Reproduce all of the data that follows, character for character.
[BEGIN Information provided]
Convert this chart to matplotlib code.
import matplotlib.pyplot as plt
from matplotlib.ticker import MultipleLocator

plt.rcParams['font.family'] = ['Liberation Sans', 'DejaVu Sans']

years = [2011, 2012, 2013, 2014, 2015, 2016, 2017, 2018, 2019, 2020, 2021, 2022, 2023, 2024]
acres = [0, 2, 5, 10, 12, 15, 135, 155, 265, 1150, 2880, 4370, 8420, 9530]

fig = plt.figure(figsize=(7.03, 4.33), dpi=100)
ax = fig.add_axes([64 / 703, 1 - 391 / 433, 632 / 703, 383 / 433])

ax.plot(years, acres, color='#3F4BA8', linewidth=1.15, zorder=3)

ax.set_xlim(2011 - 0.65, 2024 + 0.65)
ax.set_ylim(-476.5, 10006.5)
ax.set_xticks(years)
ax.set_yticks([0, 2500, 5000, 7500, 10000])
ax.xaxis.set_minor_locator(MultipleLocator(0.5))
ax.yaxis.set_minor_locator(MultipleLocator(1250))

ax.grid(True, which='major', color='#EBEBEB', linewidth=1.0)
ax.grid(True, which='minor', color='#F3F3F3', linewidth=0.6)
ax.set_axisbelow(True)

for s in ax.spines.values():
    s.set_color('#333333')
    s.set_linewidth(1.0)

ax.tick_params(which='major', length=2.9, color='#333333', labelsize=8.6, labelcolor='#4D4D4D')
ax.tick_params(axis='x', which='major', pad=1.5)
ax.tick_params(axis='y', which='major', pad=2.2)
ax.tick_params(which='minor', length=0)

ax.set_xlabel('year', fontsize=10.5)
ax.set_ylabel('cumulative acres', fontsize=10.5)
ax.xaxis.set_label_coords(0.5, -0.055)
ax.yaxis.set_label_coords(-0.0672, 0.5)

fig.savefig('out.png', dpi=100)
[END Information provided]
Solution to the problem ::
Convert this chart to matplotlib code.
import matplotlib.pyplot as plt
from matplotlib.ticker import MultipleLocator

plt.rcParams['font.family'] = ['Liberation Sans', 'DejaVu Sans']

years = [2011, 2012, 2013, 2014, 2015, 2016, 2017, 2018, 2019, 2020, 2021, 2022, 2023, 2024]
acres = [0, 2, 5, 10, 12, 15, 135, 155, 265, 1150, 2880, 4370, 8420, 9530]

fig = plt.figure(figsize=(7.03, 4.33), dpi=100)
ax = fig.add_axes([64 / 703, 1 - 391 / 433, 632 / 703, 383 / 433])

ax.plot(years, acres, color='#3F4BA8', linewidth=1.15, zorder=3)

ax.set_xlim(2011 - 0.65, 2024 + 0.65)
ax.set_ylim(-476.5, 10006.5)
ax.set_xticks(years)
ax.set_yticks([0, 2500, 5000, 7500, 10000])
ax.xaxis.set_minor_locator(MultipleLocator(0.5))
ax.yaxis.set_minor_locator(MultipleLocator(1250))

ax.grid(True, which='major', color='#EBEBEB', linewidth=1.0)
ax.grid(True, which='minor', color='#F3F3F3', linewidth=0.6)
ax.set_axisbelow(True)

for s in ax.spines.values():
    s.set_color('#333333')
    s.set_linewidth(1.0)

ax.tick_params(which='major', length=2.9, color='#333333', labelsize=8.6, labelcolor='#4D4D4D')
ax.tick_params(axis='x', which='major', pad=1.5)
ax.tick_params(axis='y', which='major', pad=2.2)
ax.tick_params(which='minor', length=0)

ax.set_xlabel('year', fontsize=10.5)
ax.set_ylabel('cumulative acres', fontsize=10.5)
ax.xaxis.set_label_coords(0.5, -0.055)
ax.yaxis.set_label_coords(-0.0672, 0.5)

fig.savefig('out.png', dpi=100)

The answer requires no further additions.